Chairman of the City of London’s Streets and Walkways Committee, Graham Packham, said: 

“The Thames to Eternity project is a brilliant initiative that combines our commitment to delivering a thriving arts and culture scene for all to enjoy, with our goals for a sustainable, net-zero City by 2040. Events like these will enliven the City’s streets and venues, encouraging audiences to experience this part of London in a new way. 


“I would like to encourage everyone to visit the installations if they get the chance. The stones have acquired a rich character that reflect 150 years of weathering and tidal movement, adding a layer of physical history to their cultural heritage.” 


Matthew Barnett Howland and Oliver Wilton from University College London, said: 

“These granite stones from the Thames River wall are remarkable pieces of natural history and cultural heritage. By storing and displaying them across the City of London, we want to highlight the long tradition of stone re-use in the City and to provoke discussion on the need to move to a more circular model in general.” 


As a city built on clay and gravel, London has no native stone and so it has always been a precious commodity, flowing into the capital for continuous use and re-use.
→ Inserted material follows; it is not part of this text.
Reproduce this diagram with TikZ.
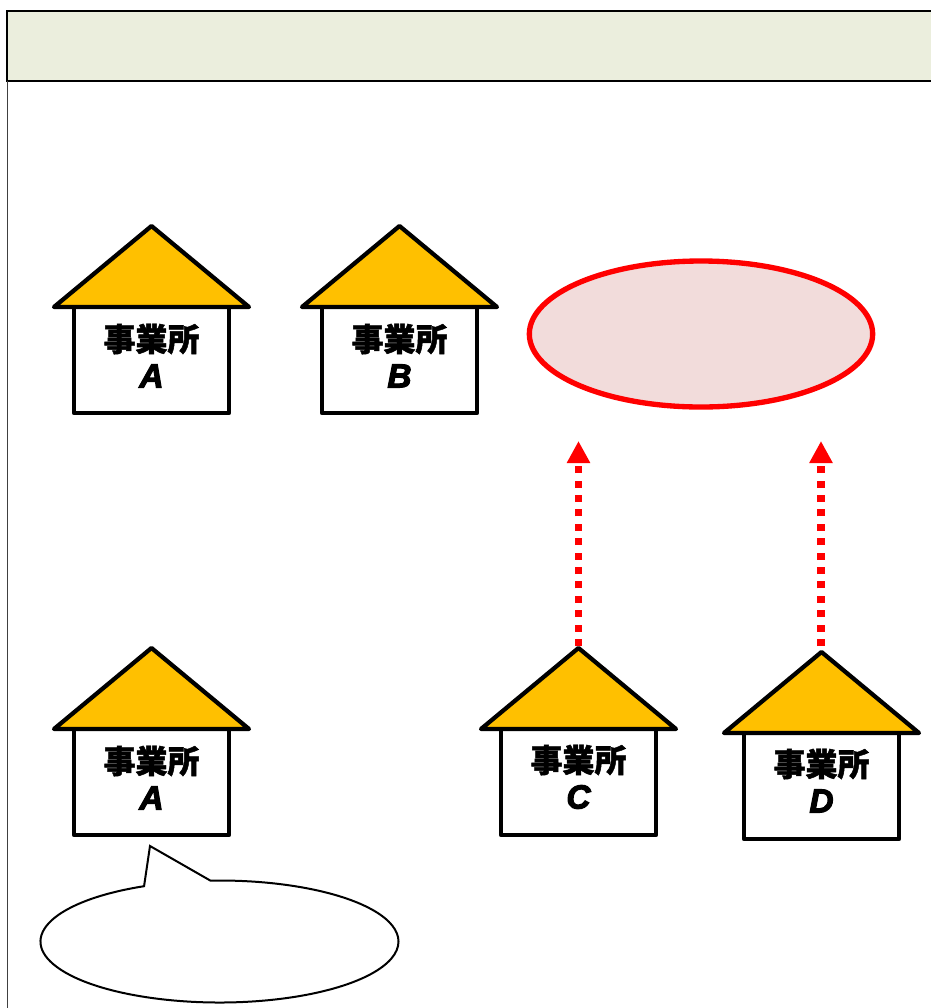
\documentclass[tikz,border=0pt]{standalone}
\usepackage{fontspec}
\setmainfont{Liberation Sans}
\newfontfamily\jpfont[FakeBold=1.5]{Noto Sans CJK JP Black}
\newfontfamily\latinheavy[FakeBold=3.5]{Liberation Sans Bold Italic}
\usetikzlibrary{shapes.geometric,shapes.callouts,arrows.meta}
\definecolor{roofc}{HTML}{FFC000}
\definecolor{headc}{HTML}{EBEEDD}
\definecolor{pinkc}{HTML}{F2DCDB}
\tikzset{
  wall/.style={draw=black,line width=3.2pt,fill=white,line join=round,rectangle,minimum width=116.25pt,minimum height=79.5pt,inner sep=0pt},
  roof/.style={draw=black,line width=3.2pt,fill=roofc,line join=round},
  jplabel/.style={inner sep=0pt,font=\jpfont\fontsize{24pt}{24pt}\selectfont},
  letterlabel/.style={inner sep=0pt,font=\latinheavy\fontsize{25pt}{25pt}\selectfont},
  moveup/.style={draw=red,line width=5.3pt,dash pattern=on 5.25pt off 5.55pt,-{Triangle[length=16.5pt,width=16.5pt]}},
  frameline/.style={draw=black,line width=1.5pt},
}
% name, centre x, eaves y, letter, text offset
\newcommand{\myhouse}[5]{%
  \node[wall] (#1body) at (#2,#3+53) {};
  \coordinate (#1apex) at (#2,#3-81);
  \coordinate (#1l) at (#2-97.5,#3);
  \coordinate (#1r) at (#2+97.5,#3);
  \path[roof] (#1apex) -- (#1l) -- (#1r) -- cycle;
  \node[jplabel] (#1jp) at (#2,#3+32+#5) {事業所};
  \node[letterlabel] (#1let) at (#2,#3+69+#5) {#4};
}
\begin{document}
\begin{tikzpicture}[x=0.75pt,y=-0.75pt]
\useasboundingbox (0,0) rectangle (931,1008);
% frame
\fill[headc] (7,10.5) rectangle (931,80.5);
\draw[frameline] (931,10.5) -- (7,10.5) -- (7,80.5) -- (931,80.5);
\draw[draw=black!75,line width=1.3pt] (7.5,80.5) -- (7.5,1008);
% houses
\myhouse{a}{151.5}{307}{A}{0}
\myhouse{b}{399.5}{307}{B}{0}
\myhouse{aa}{151.5}{729}{A}{0}
\myhouse{c}{578.5}{729}{C}{-1}
\myhouse{d}{821.5}{733}{D}{-1}
% merged-office ellipse
\node[ellipse,draw=red,line width=4pt,fill=pinkc,minimum width=257.5pt,minimum height=109.5pt,inner sep=0pt] (merged) at (701,334) {};
% arrows
\coordinate (ctop) at (578.5,441);
\coordinate (dtop) at (821,441);
\draw[moveup] (capex) ++(0,-2) -- (ctop);
\draw[moveup] (dapex) ++(-0.5,-6) -- (dtop);
% callout
\coordinate (tip) at (150,846);
\node[ellipse callout,draw=black,line width=1.5pt,fill=white,minimum width=268.5pt,minimum height=91.5pt,inner sep=0pt,callout absolute pointer={(tip)},callout pointer arc=22] (note) at (219.5,941.5) {};
\end{tikzpicture}
\end{document}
The City of London is a vibrant example of the historical importance of this material, with rich and diverse stone architectures dating back to Roman times. 


The stones were quarried in the C19th, mainly in Cornwall and Scotland, for use in Joseph Bazalgette’s Thames River wall at Victoria Embankment. They have now been removed to enable the new Thames Tideway Tunnel and will be installed across the City on a temporary basis, before moving on to their next long-term use in a forthcoming urban realm project. The stones were gifted to the project by Westminster City Council, enabled by Tideway, prepared by CED Stone Group and installed on site by City Corporation term contractor FM Conway.